Furthermore, the black people also forgot their responsibility in the family. The novel The Bluest Eye describes the Breedlove’s family members as influenced by the white culture through different ways to pursue their self-value. For example, Cholly is abandoned by parents, insulted by whites and the pain of finding a father make his spirit distorted.

This begets violence as depicted when he batters his wife. The raw nature human depravity is at its highest when Cholly, in his drunken stupor, rapes his daughter. Therefore, the reader questions the pillars of ethics in the black person (Long and Collier, 32).

In the novel, he is disgusted and has contempt for the whites’ a treatment. In the same way, Pecola’s mother Polly also attempts to alienate her family. When she gets a job in white Fisher’s Home, she is proud of the work and so she spends all day shuttling between the white families. As a result, her husband and daughter become more and more neglected.

It is clearly evident when Pecola knocks the hot jam accidentally in Fisher’s home, that her mother, “Mrs.

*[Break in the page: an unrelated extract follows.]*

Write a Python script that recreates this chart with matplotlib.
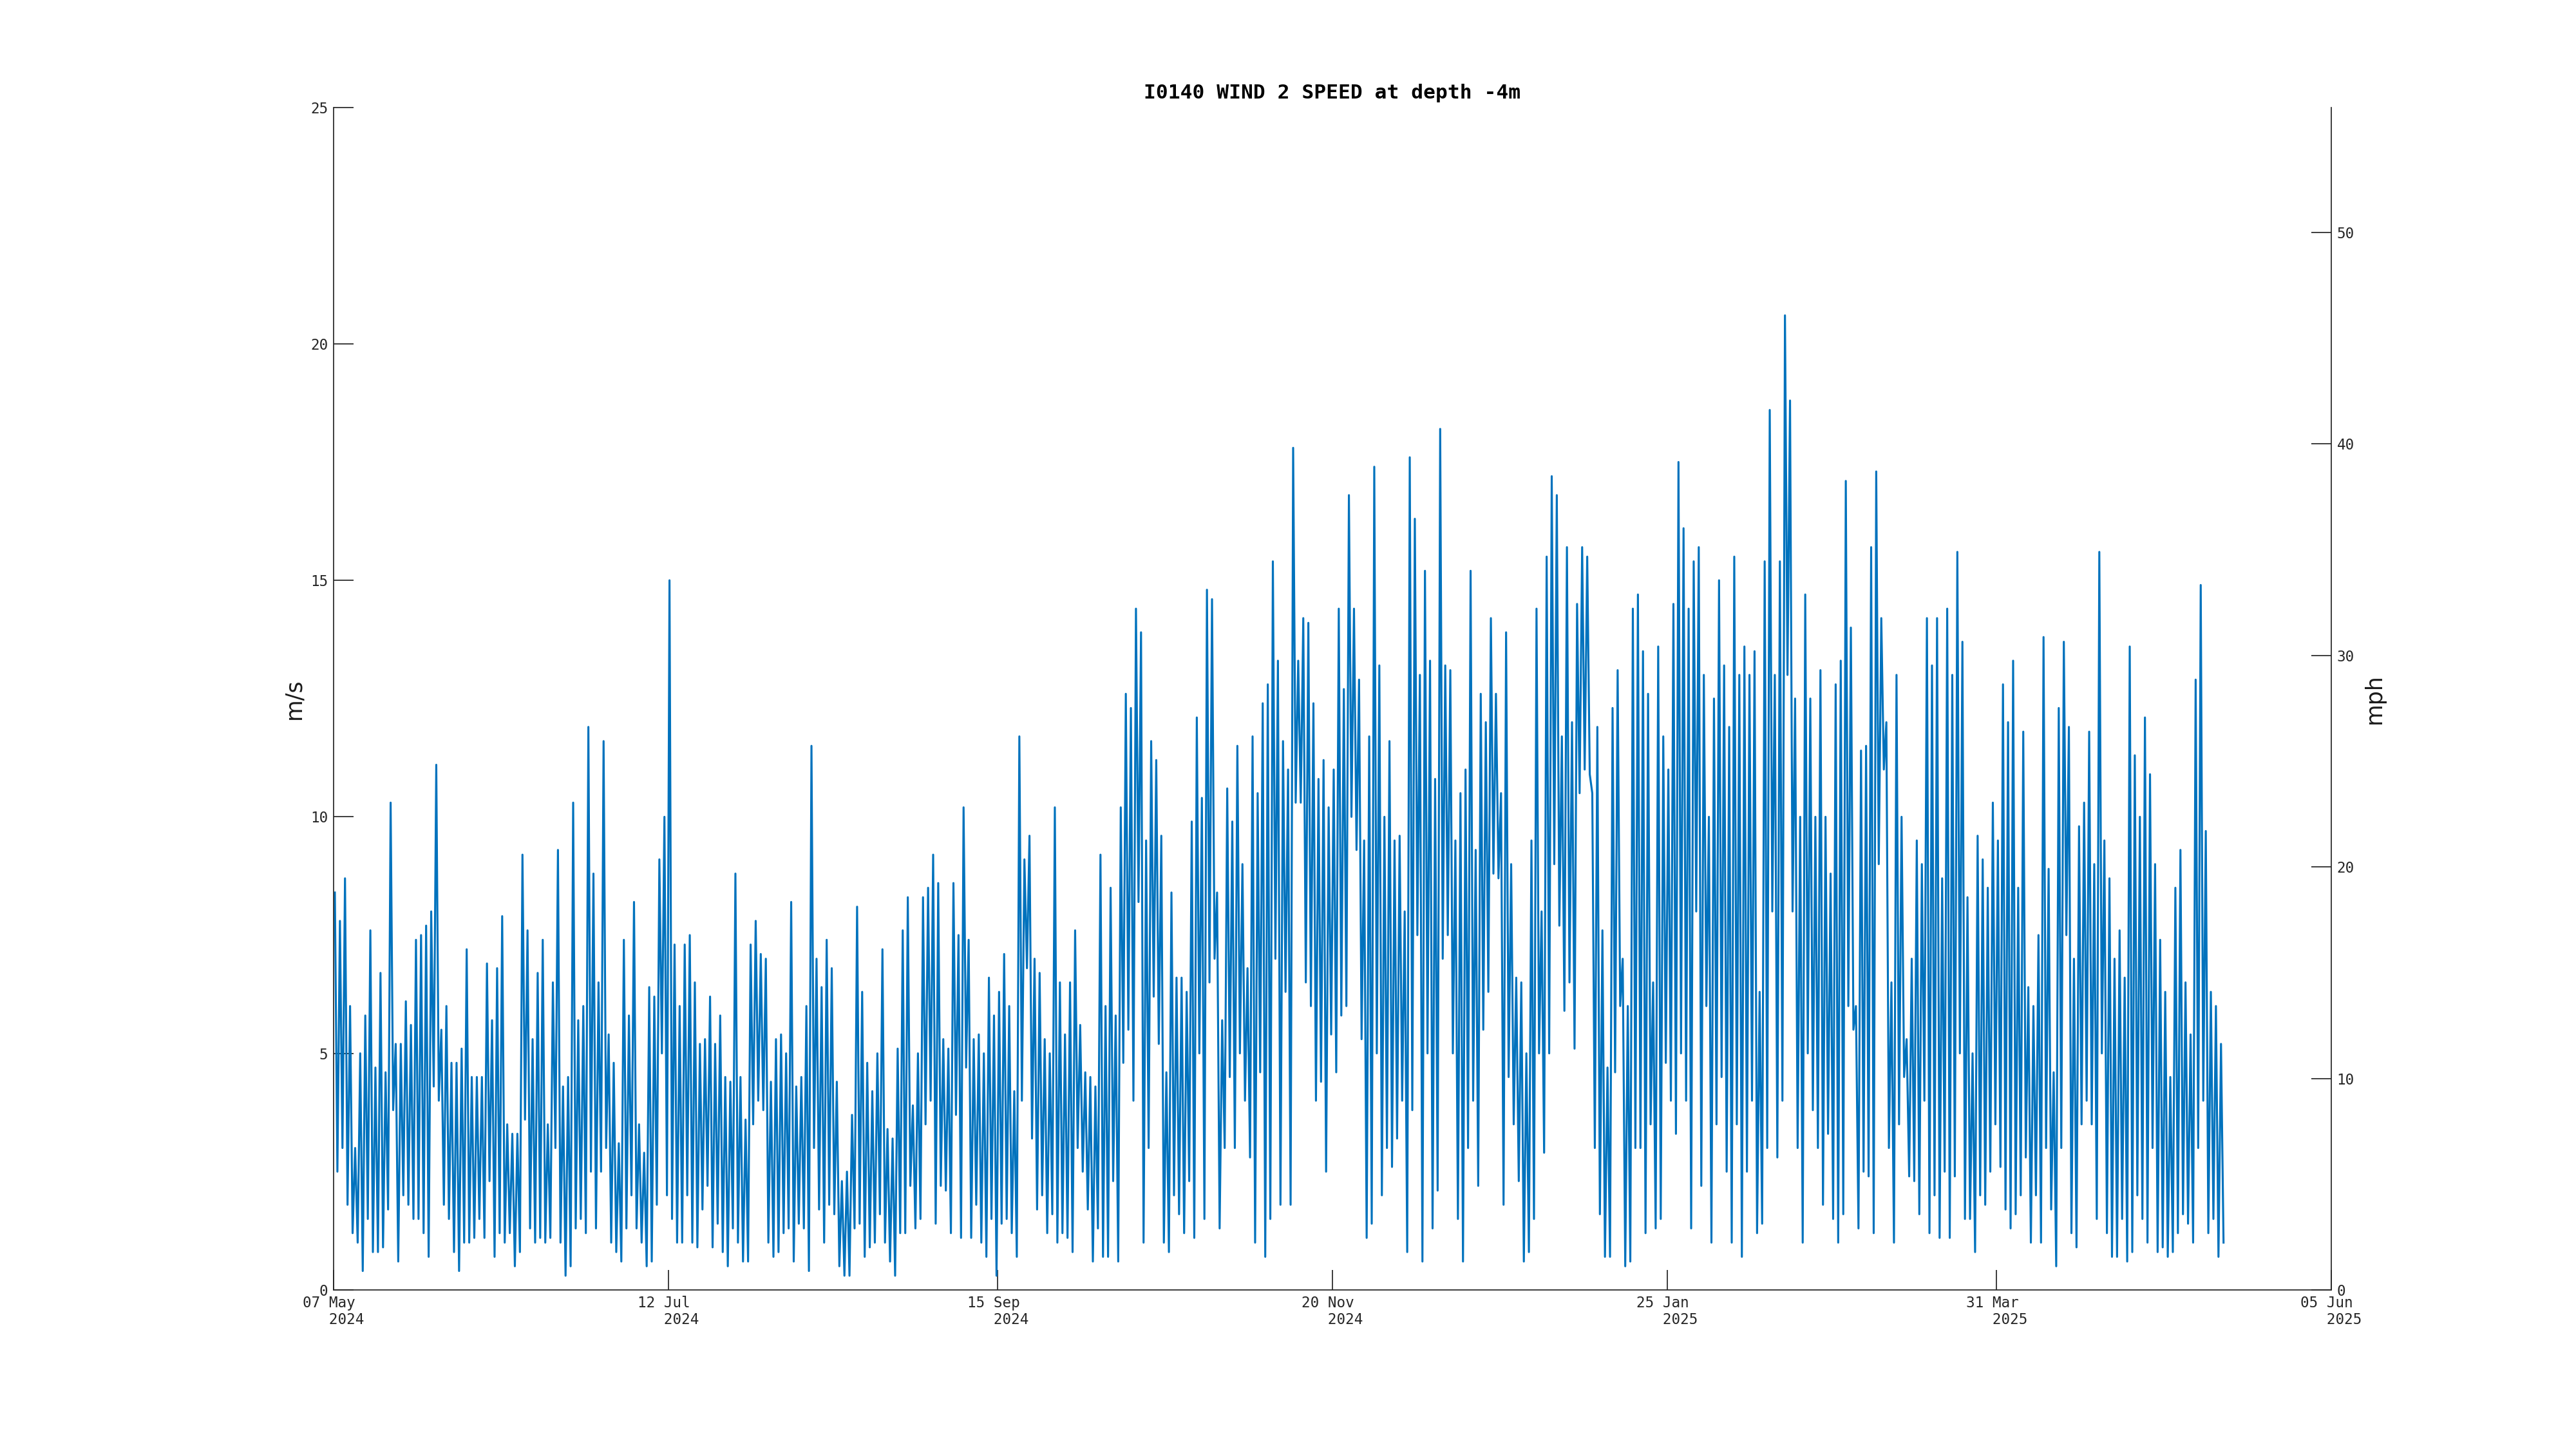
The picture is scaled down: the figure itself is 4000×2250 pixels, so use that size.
import matplotlib
matplotlib.use("Agg")
import matplotlib.pyplot as plt
from datetime import datetime, timedelta

# daily high / low wind speed (m/s), one value per day
start = datetime(2024, 5, 7)

high_may_jul = [8.4, 7.8, 8.7, 6.0, 3.0, 5.0, 5.8, 7.6, 4.7, 6.7,
                4.6, 10.3, 5.2, 5.2, 6.1, 5.6, 7.4, 7.5, 7.7, 8.0,
                11.1, 5.5, 6.0, 4.8, 4.8, 5.1, 7.2, 4.5, 4.5, 4.5,
                6.9, 5.7, 6.8, 7.9, 3.5, 3.3, 3.3, 9.2, 7.6, 5.3,
                6.7, 7.4, 3.5, 6.5, 9.3, 4.3, 4.5, 10.3, 5.7, 6.0,
                11.9, 8.8, 6.5, 11.6, 5.4, 4.8, 3.1, 7.4, 5.8, 8.2,
                3.5, 2.9, 6.4]
low_may_jul = [2.5, 3.0, 1.8, 1.2, 1.0, 0.4, 1.5, 0.8, 0.8, 0.9,
               1.7, 3.8, 0.6, 2.0, 1.8, 1.5, 1.5, 1.2, 0.7, 4.3,
               4.0, 1.8, 1.5, 0.8, 0.4, 1.0, 1.0, 1.1, 1.5, 1.1,
               2.3, 0.7, 1.2, 1.0, 1.2, 0.5, 0.8, 3.6, 1.3, 1.0,
               1.1, 1.0, 1.1, 3.0, 1.0, 0.3, 0.5, 1.3, 1.5, 1.2,
               2.5, 1.3, 2.5, 3.0, 1.0, 0.8, 0.6, 1.3, 2.0, 1.3,
               1.0, 0.5, 0.6]

high_jul_sep = [6.2, 9.1, 10.0, 15.0, 7.3, 6.0, 7.3, 7.5, 6.5, 5.2,
                5.3, 6.2, 5.2, 5.8, 4.5, 4.4, 8.8, 4.5, 3.6, 7.3,
                7.8, 7.1, 7.0, 4.4, 5.3, 5.4, 5.0, 8.2, 4.3, 4.5,
                6.0, 11.5, 7.0, 6.4, 7.4, 6.8, 4.4, 2.3, 2.5, 3.7,
                8.1, 6.3, 4.8, 4.2, 5.0, 7.2, 3.4, 3.2, 5.1, 7.6,
                8.3, 3.9, 5.0, 8.3, 8.5, 9.2, 8.6, 5.3, 5.1, 8.6,
                7.5, 10.2, 7.4, 5.3]
low_jul_sep = [1.8, 5.0, 2.0, 1.5, 1.0, 1.0, 2.0, 1.0, 0.9, 1.7,
               2.2, 0.9, 1.4, 0.8, 0.5, 1.3, 1.0, 0.6, 0.6, 3.5,
               4.0, 3.8, 1.0, 0.7, 0.8, 1.2, 1.3, 0.6, 1.4, 1.3,
               0.4, 3.0, 1.7, 1.0, 1.8, 1.6, 0.5, 0.3, 0.3, 1.3,
               1.4, 0.7, 0.9, 1.0, 1.6, 1.0, 0.6, 0.3, 1.2, 1.2,
               2.2, 1.3, 1.5, 3.5, 4.0, 1.4, 2.2, 2.1, 1.2, 3.7,
               1.1, 4.7, 1.1, 1.8]

high_sep_nov = [5.4, 5.0, 6.6, 5.8, 6.3, 7.1, 6.0, 4.2, 11.7, 9.1,
                9.6, 7.0, 6.7, 5.3, 5.0, 10.2, 6.5, 5.4, 6.5, 7.6,
                5.6, 4.6, 4.5, 4.3, 9.2, 6.0, 8.5, 5.8, 10.2, 12.6,
                12.3, 14.4, 13.9, 9.5, 11.6, 11.2, 9.6, 4.6, 8.4, 6.6,
                6.6, 6.3, 9.9, 12.1, 10.4, 14.8, 14.6, 8.4, 5.7, 10.6,
                9.9, 11.5, 9.0, 6.8, 11.7, 10.5, 12.4, 12.8, 15.4, 13.3,
                11.6, 11.0, 17.8, 13.3]
low_sep_nov = [1.0, 0.7, 1.5, 0.3, 1.4, 1.5, 1.2, 0.7, 4.0, 6.8,
               3.2, 1.7, 2.0, 1.2, 1.6, 1.0, 1.2, 1.1, 0.8, 3.0,
               2.5, 1.7, 0.6, 1.3, 0.7, 0.7, 2.3, 0.6, 4.8, 5.5,
               4.0, 8.2, 1.0, 3.0, 6.2, 5.2, 1.0, 0.8, 2.0, 1.6,
               1.2, 2.3, 1.1, 5.0, 1.5, 6.5, 7.0, 1.3, 3.0, 4.5,
               3.0, 5.0, 4.0, 2.8, 1.0, 4.6, 0.7, 1.5, 7.0, 1.8,
               6.3, 1.8, 10.3, 10.3]

high_nov_jan = [14.2, 14.1, 12.4, 10.8, 11.2, 10.2, 11.0, 14.4, 12.7, 16.8,
                14.4, 12.9, 9.5, 11.7, 17.4, 13.2, 10.0, 11.6, 9.5, 9.6,
                8.0, 17.6, 16.3, 13.0, 15.2, 13.3, 10.8, 18.2, 13.2, 13.1,
                9.5, 10.5, 11.0, 15.2, 9.3, 12.6, 12.0, 14.2, 12.6, 10.5,
                13.9, 9.0, 6.6, 6.5, 5.0, 9.5, 14.4, 8.0, 15.5, 17.2,
                16.8, 11.7, 15.7, 12.0, 14.5, 15.7, 15.5, 10.5, 11.9, 7.6,
                4.7, 12.3, 13.1]
low_nov_jan = [6.5, 6.0, 4.0, 4.4, 2.5, 5.4, 4.6, 5.8, 6.0, 10.0,
               9.3, 5.3, 1.1, 1.4, 5.0, 2.0, 3.0, 2.6, 3.2, 4.0,
               0.8, 3.8, 7.5, 0.6, 5.0, 1.3, 2.1, 7.0, 7.5, 5.0,
               1.5, 0.6, 3.0, 4.0, 2.2, 5.5, 6.3, 8.8, 8.7, 1.8,
               4.5, 3.5, 2.3, 0.6, 0.8, 1.5, 5.0, 2.9, 5.0, 9.0,
               7.7, 5.9, 6.5, 5.1, 10.5, 11.0, 10.9, 3.0, 1.6, 0.7,
               0.7, 4.6, 6.0]

high_jan_mar = [7.0, 6.0, 14.4, 14.7, 13.5, 12.6, 6.5, 13.6, 11.7, 11.0,
                14.5, 17.5, 16.1, 14.4, 15.4, 15.7, 13.0, 10.0, 12.5, 15.0,
                13.2, 11.9, 15.5, 13.0, 13.6, 13.0, 13.5, 6.3, 15.4, 18.6,
                13.0, 15.4, 20.6, 18.8, 12.5, 10.0, 14.7, 12.5, 10.0, 13.1,
                10.0, 8.8, 12.8, 13.3, 17.1, 14.0, 6.0, 11.4, 11.5, 15.7,
                17.3, 14.2, 12.0, 6.5, 13.0, 10.0, 5.3, 7.0, 9.5, 9.0,
                14.2, 13.2, 14.2, 8.7]
low_jan_mar = [0.5, 0.6, 3.0, 3.0, 1.2, 3.5, 1.3, 1.5, 4.8, 4.0,
               3.3, 5.0, 4.0, 1.3, 8.0, 2.2, 6.0, 1.0, 3.5, 4.5,
               2.5, 1.0, 3.5, 0.7, 2.5, 4.0, 1.2, 1.4, 3.0, 8.0,
               2.8, 4.0, 13.0, 8.0, 3.0, 1.0, 5.0, 3.8, 3.0, 1.8,
               3.3, 1.5, 1.0, 1.6, 6.0, 5.5, 1.3, 2.5, 2.4, 1.2,
               9.0, 11.0, 3.0, 1.0, 3.5, 4.5, 2.4, 2.3, 1.6, 4.0,
               1.2, 2.0, 1.1, 2.5]

high_mar_may = [14.4, 13.0, 15.6, 13.7, 8.3, 5.0, 9.6, 9.1, 8.5, 10.3,
                9.5, 12.8, 12.0, 13.3, 8.5, 11.8, 6.4, 6.0, 7.5, 13.8,
                8.9, 4.6, 12.3, 13.7, 11.9, 7.0, 9.8, 10.3, 11.8, 9.0,
                15.6, 9.5, 8.7, 7.0, 7.6, 6.6, 13.6, 11.3, 10.0, 12.1,
                10.9, 9.0, 7.4, 6.3, 4.5, 8.5, 9.3, 6.5, 5.4, 12.9,
                14.9, 9.7, 6.3, 6.0, 5.2]
low_mar_may = [1.1, 2.4, 5.0, 1.5, 1.5, 0.8, 2.0, 1.8, 2.5, 3.5,
               2.6, 1.7, 1.3, 1.6, 2.0, 2.8, 1.0, 2.0, 1.0, 3.0,
               1.7, 0.5, 3.0, 7.5, 1.2, 0.9, 3.5, 4.0, 3.5, 1.5,
               5.0, 1.2, 0.7, 0.7, 1.5, 0.6, 0.8, 2.0, 1.5, 1.0,
               3.0, 0.8, 0.9, 0.7, 0.8, 1.2, 1.6, 1.4, 1.0, 3.0,
               4.0, 1.2, 1.5, 0.7, 1.0]

daily_high = high_may_jul + high_jul_sep + high_sep_nov + high_nov_jan + high_jan_mar + high_mar_may
daily_low = low_may_jul + low_jul_sep + low_sep_nov + low_nov_jan + low_jan_mar + low_mar_may

tick_dates = [datetime(2024, 5, 7), datetime(2024, 7, 12), datetime(2024, 9, 15),
              datetime(2024, 11, 20), datetime(2025, 1, 25), datetime(2025, 3, 31),
              datetime(2025, 6, 5)]

MS_TO_MPH = 2.23694

times = []
speed = []
for i, (hi, lo) in enumerate(zip(daily_high, daily_low)):
    times += [start + timedelta(hours=24 * i + 6), start + timedelta(hours=24 * i + 18)]
    speed += [hi, lo]

plt.rcParams['font.family'] = ['DejaVu Sans Mono']

fig = plt.figure(figsize=(16, 9), dpi=250)
ax = fig.add_axes([0.1295, 0.1098, 0.7755, 0.8162])
ax.plot(times, speed, color='#0072BD', lw=0.9)

ax.set_xlim(tick_dates[0], tick_dates[-1])
ax.set_ylim(0, 25)
ax.set_yticks([0, 5, 10, 15, 20, 25])
ax.set_xticks(tick_dates)
ax.set_xticklabels([f"{d:%d %b}\n   {d:%Y}" for d in tick_dates], multialignment='left')
ax.tick_params(direction='in', length=9, width=0.5, labelsize=6.5, pad=2.5,
               color='0.15', labelcolor='0.15')
for s in ['top', 'right']:
    ax.spines[s].set_visible(False)
for s in ['left', 'bottom']:
    ax.spines[s].set_linewidth(0.5)
    ax.spines[s].set_color('0.15')
ax.set_ylabel('m/s', family='DejaVu Sans', fontsize=10, labelpad=2.5, color='0.1')
ax.set_title('I0140 WIND 2 SPEED at depth -4m', fontsize=9, fontweight='bold', pad=4)

ax2 = ax.twinx()
ax2.set_ylim(0, 25 * MS_TO_MPH)
ax2.set_yticks([0, 10, 20, 30, 40, 50])
ax2.tick_params(direction='in', length=9, width=0.5, labelsize=6.5, pad=2.5,
                color='0.15', labelcolor='0.15')
for s in ['top', 'left', 'bottom']:
    ax2.spines[s].set_visible(False)
ax2.spines['right'].set_linewidth(0.5)
ax2.spines['right'].set_color('0.15')
ax2.set_ylabel('mph', family='DejaVu Sans', fontsize=10, labelpad=4, color='0.1')

fig.savefig('out.png', dpi=250, facecolor='white')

Breedlove yanks her up by the arm, slaps her again, and in a voice thin with anger, abuses Pecola directly” (Morrison, 109). This is in deep contrast to the utmost care she gives the hosts family’s little girl. Her behaviour shows that her personality is alienated, and she has lost her responsibility and position in the family. As a family, people should love, trust and tolerate each other. In Breedlove’s family, things are opposite since they all aspire to become whites hence losing the strong holds of a family. This almost suggested by the name where love breeds in pain.

As if the black people recognize this, they each in unique ways try to change their destinies and positions though in a faulty manner hence end up doomed. Morrison strongly makes a comment that, despite their efforts, the black people cannot choose their color and eyes. However, it may be easy to abandon their culture. The Bluest Eye not only introduces readers to a black tragic life and existence, but also wants the black people to adhere to their own culture and self value under the impact of the white culture (Gupta, 14).

As a fact, it is clear that there was no difference between the two cultures and race whether good or bad. It is only through contrast in political and economic strength that made the white culture stronger than the black culture. The long-term oppression has translated to demoralized spirit of the black people such as Pecola.

The black people were unable to fight under the heavy hand of a dominant culture, and thus they cold not realize their identities. This led to forsaking of their culture and their traditional values, choosing instead to accept and respect the white culture. Their main concern was to appreciation the beauty of the whites as the peak performance of their desperate need to be like them.

In this act, the belief was that the white skin, brown hair and blue eyes, are the standards of beauty, while the black color is a dirty and ugly symbol. Such are like Polly, who wants to have blue eyes. Influenced by the white culture, the black community has thus lost self consciousness spiraling to abdicate family responsibilities (Page, 24).

The awakening of a nation always starts from an ideology which can also lead to perishing of a culture. For a nation that has lost its social position, there is a need to adhere and develop own national culture. Without any distinction, every nation is equal and free. Therefore, the black race should also be respected. The black children should be happy and lead a normal life full of beautiful dreams, lively songs, self worth and social recognition.

Works Cited

Gupta, Monika. Women Writers in the Twentieth Century Literature. New Delhi: Atlantic Publishers and Distributors, 2000. Print.

Long, Richard A, and Eugenia W. Collier. Afro-American Writing: An Anthology of Prose and Poetry. University Park: Pennsylvania State University Press, 1985. Print.

Morrison, Toni. The Bluest Eye. New York: Vintage, 2007. Print.

Page, Philip. Dangerous Freedom: Fusion and Fragmentation in Toni Morrison’s Novels. Jackson: Univ. Press of Mississippi, 1995. Print.